Federal Judge Rules California’s Death Penalty Is Unconstitutional
A federal judge in Orange County, California, has ruled that California’s death penalty is unconstitutional. [icopyright one button toolbar]
Although many blogs and news outlets are trumpeting the decision as a blow against the death penalty broadly, close examination of the order shows that the effect may actually be quite narrow. Judge Cormac J. Carney ruled that lengthy delays in carrying out executions under California’s death penalty undermined any deterrent or retributive effects of the death penalty. The court found that the long delays resulted in a death penalty that was, in practice, carried out only in a relatively few cases. The court concluded that California’s system now resembled the essentially random death-penalty system that the U.S. Supreme Court invalidated in 1972 in Furman v. Georgia.
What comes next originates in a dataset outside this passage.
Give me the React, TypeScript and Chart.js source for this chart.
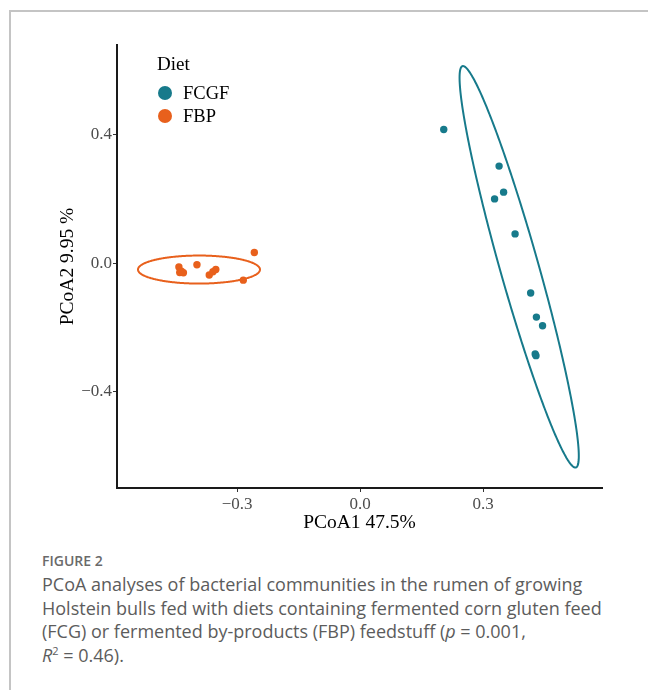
import React, { useEffect, useRef } from "react";
import { Chart, registerables } from "chart.js";
Chart.register(...registerables);

// ---- data ----
const groups = ["FCGF", "FBP"];
const fcgfX = [0.204, 0.339, 0.35, 0.328, 0.378, 0.416, 0.43, 0.445, 0.427, 0.429];
const fcgfY = [0.416, 0.302, 0.221, 0.2, 0.091, -0.093, -0.168, -0.195, -0.283, -0.288];
const fbpX = [-0.258, -0.442, -0.44, -0.431, -0.436, -0.398, -0.368, -0.359, -0.352, -0.285];
const fbpY = [0.033, -0.012, -0.029, -0.03, -0.025, -0.005, -0.037, -0.027, -0.02, -0.053];

// 95% ellipses (center + conjugate semi-diameters, data units)
const fcgfEllipseCenter = [0.388, -0.0115];
const fcgfEllipseAxisA = [-0.137, 0.625];
const fcgfEllipseAxisB = [0.0488, 0];
const fbpEllipseCenter = [-0.393, -0.02];
const fbpEllipseAxisA = [0.1488, 0];
const fbpEllipseAxisB = [0, 0.0436];

const xTickValues = [-0.3, 0.0, 0.3];
const xTickLabels = ["\u22120.3", "0.0", "0.3"];
const yTickValues = [-0.4, 0.0, 0.4];
const yTickLabels = ["\u22120.4", "0.0", "0.4"];
const xRange = [-0.593, 0.59];
const yRange = [-0.7, 0.679];
const xAxisTitle = "PCoA1 47.5%";
const yAxisTitle = "PCoA2 9.95 %";
const legendTitle = "Diet";

const TEAL = "#177a8b";
const ORANGE = "#e8601c";
const SERIF = '"Liberation Serif", "Times New Roman", serif';

function ellipsePoints(c: number[], a: number[], b: number[], n = 180) {
  const pts: { x: number; y: number }[] = [];
  for (let i = 0; i <= n; i++) {
    const t = (i / n) * Math.PI * 2 + 0.7;
    pts.push({
      x: c[0] + a[0] * Math.cos(t) + b[0] * Math.sin(t),
      y: c[1] + a[1] * Math.cos(t) + b[1] * Math.sin(t),
    });
  }
  return pts;
}

function zip(xs: number[], ys: number[]) {
  return xs.map((x, i) => ({ x, y: ys[i] }));
}

export default function App() {
  const ref = useRef<HTMLCanvasElement | null>(null);

  useEffect(() => {
    if (!ref.current) return;
    const ellipseStyle = {
      showLine: true,
      borderWidth: 2,
      pointRadius: 0,
      fill: false,
      tension: 0.001,
      borderCapStyle: "round",
      borderJoinStyle: "round",
    };
    const chart = new Chart(ref.current, {
      type: "scatter",
      data: {
        datasets: [
          {
            label: groups[0] + " ellipse",
            data: ellipsePoints(fcgfEllipseCenter, fcgfEllipseAxisA, fcgfEllipseAxisB),
            borderColor: TEAL,
            ...ellipseStyle,
          } as any,
          {
            label: groups[1] + " ellipse",
            data: ellipsePoints(fbpEllipseCenter, fbpEllipseAxisA, fbpEllipseAxisB),
            borderColor: ORANGE,
            ...ellipseStyle,
          } as any,
          {
            label: groups[0],
            data: zip(fcgfX, fcgfY),
            backgroundColor: TEAL,
            borderWidth: 0,
            pointRadius: 3.7,
          },
          {
            label: groups[1],
            data: zip(fbpX, fbpY),
            backgroundColor: ORANGE,
            borderWidth: 0,
            pointRadius: 3.7,
          },
        ],
      },
      options: {
        responsive: false,
        animation: false,
        devicePixelRatio: 1,
        layout: { padding: { left: 0, top: 45, right: 46, bottom: 0 } },
        plugins: {
          legend: { display: false },
          tooltip: { enabled: false },
        },
        scales: {
          x: {
            type: "linear",
            min: xRange[0],
            max: xRange[1],
            afterBuildTicks: (s: any) => {
              s.ticks = xTickValues.map((v) => ({ value: v }));
            },
            afterFit: (s: any) => {
              s.height = 57;
            },
            ticks: {
              callback: (_v: any, i: number) => xTickLabels[i],
              color: "#4d4d4d",
              font: { family: SERIF, size: 17 },
              padding: 2,
              maxRotation: 0,
            },
            grid: { drawOnChartArea: false, drawTicks: true, tickLength: 4, color: "#333", lineWidth: 1 },
            border: { display: true, color: "#1a1a1a", width: 2 },
            title: {
              display: true,
              text: xAxisTitle,
              color: "#000",
              font: { family: SERIF, size: 19.5 },
              padding: { top: 0, bottom: 10 },
            },
          },
          y: {
            type: "linear",
            min: yRange[0],
            max: yRange[1],
            afterBuildTicks: (s: any) => {
              s.ticks = yTickValues.map((v) => ({ value: v }));
            },
            afterFit: (s: any) => {
              s.width = 117;
            },
            ticks: {
              callback: (_v: any, i: number) => yTickLabels[i],
              color: "#4d4d4d",
              font: { family: SERIF, size: 17 },
              padding: 1,
            },
            grid: { drawOnChartArea: false, drawTicks: true, tickLength: 4, color: "#333", lineWidth: 1 },
            border: { display: true, color: "#1a1a1a", width: 2 },
            title: {
              display: true,
              text: yAxisTitle,
              color: "#000",
              font: { family: SERIF, size: 19.5 },
              padding: { top: 56, bottom: 0 },
            },
          },
        },
      },
    });
    return () => chart.destroy();
  }, []);

  const legendItems = [
    { label: groups[0], color: TEAL, top: 93 },
    { label: groups[1], color: ORANGE, top: 116 },
  ];

  return (
    <div style={{ position: "absolute", left: 0, top: 0, width: 648, height: 690, background: "#fff", overflow: "hidden" }}>
      <div
        style={{
          position: "absolute",
          left: 9,
          top: 10,
          width: 660,
          height: 700,
          borderTop: "2px solid #c4c4c4",
          borderLeft: "2px solid #c4c4c4",
        }}
      />
      <canvas ref={ref} width={648} height={545} style={{ position: "absolute", left: 0, top: 0 }} />
      <div
        style={{
          position: "absolute",
          left: 157,
          top: 52,
          font: `19px ${SERIF}`,
          color: "#000",
          lineHeight: "24px",
        }}
      >
        {legendTitle}
      </div>
      {legendItems.map((it) => (
        <div key={it.label}>
          <div
            style={{
              position: "absolute",
              left: 158,
              top: it.top - 7,
              width: 14,
              height: 14,
              borderRadius: 7,
              background: it.color,
            }}
          />
          <div
            style={{
              position: "absolute",
              left: 183,
              top: it.top - 11,
              font: `18.5px ${SERIF}`,
              lineHeight: "22px",
              color: "#000",
            }}
          >
            {it.label}
          </div>
        </div>
      ))}
      <div
        style={{
          position: "absolute",
          left: 42,
          top: 551,
          font: '600 14px "Open Sans", sans-serif',
          color: "#6a6a6a",
        }}
      >
        FIGURE 2
      </div>
      <div
        style={{
          position: "absolute",
          left: 42,
          top: 573,
          font: '18px "Open Sans", sans-serif',
          lineHeight: "23.5px",
          color: "#5c5c5c",
          whiteSpace: "nowrap",
        }}
      >
        PCoA analyses of bacterial communities in the rumen of growing
        <br />
        Holstein bulls fed with diets containing fermented corn gluten feed
        <br />
        (FCG) or fermented by-products (FBP) feedstuff (<i>p</i> = 0.001,
        <br />
        <i>R</i>
        <sup style={{ fontSize: "11px", verticalAlign: "7px", lineHeight: 0 }}>2</sup> = 0.46).
      </div>
    </div>
  );
}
But the narrowness of the court’s decision derives from its identification of the specific causes of delays in California’s system. Although long delays are common in all death penalty jurisdictions, courts have generally been reluctant to invalidate the death penalty as a result because so much of the delays result from inmates’ own often-repetitive appeals and petitions. Not so in California:
On the record before it, the Court finds that much of the delay in California’s postconviction review process is created by the State itself, not by inmates’ own interminable efforts to delay.20 Most Death Row inmates wait between three and five years for counsel to be appointed for their direct appeal. After the issues are briefed on direct appeal, another two to three years are spent waiting for oral argument to be scheduled before the California Supreme Court. On state habeas review, far from meeting the ideal goal of appointing state habeas counsel shortly after the death verdict, at least eight to ten years elapse between the death verdict and appointment of habeas counsel. When that counsel is appointed by the State, investigation of potential claims is hampered by underfunding, which in turn slows down the federal habeas review process. Then, after state habeas briefs are submitted, another four years elapse before the California Supreme Court issues a generally conclusory denial of the inmate’s claims. This lack of a reasoned opinion further slows adjudication of inmates’ federal habeas claims. Finally, even after filing a petition for federal habeas review, many inmates, often because of deficiencies rooted in the State’s process, must stay their federal cases to exhaust claims in state court.
These delays—exceeding 25 years on average—are inherent to California’s dysfunctional death penalty system, not the result of individual inmates’ delay tactics, except perhaps in isolated cases.
As a result of this diagnosis, the ruling may not represent a fundamental legal shift against the death penalty. If used in other states, the state could simply point out that it does not share California’s pervasive funding and staffing problems. And even California could theoretically repair its death-penalty system simply by correcting these deficiencies (though the state’s grossly dysfunctional fiscal situation makes this unlikely).
So although the opinion may highlight many of the problems with the expense and delays in administration of the death penalty, it is unlikely to be the harbinger of the end to capital punishment in America.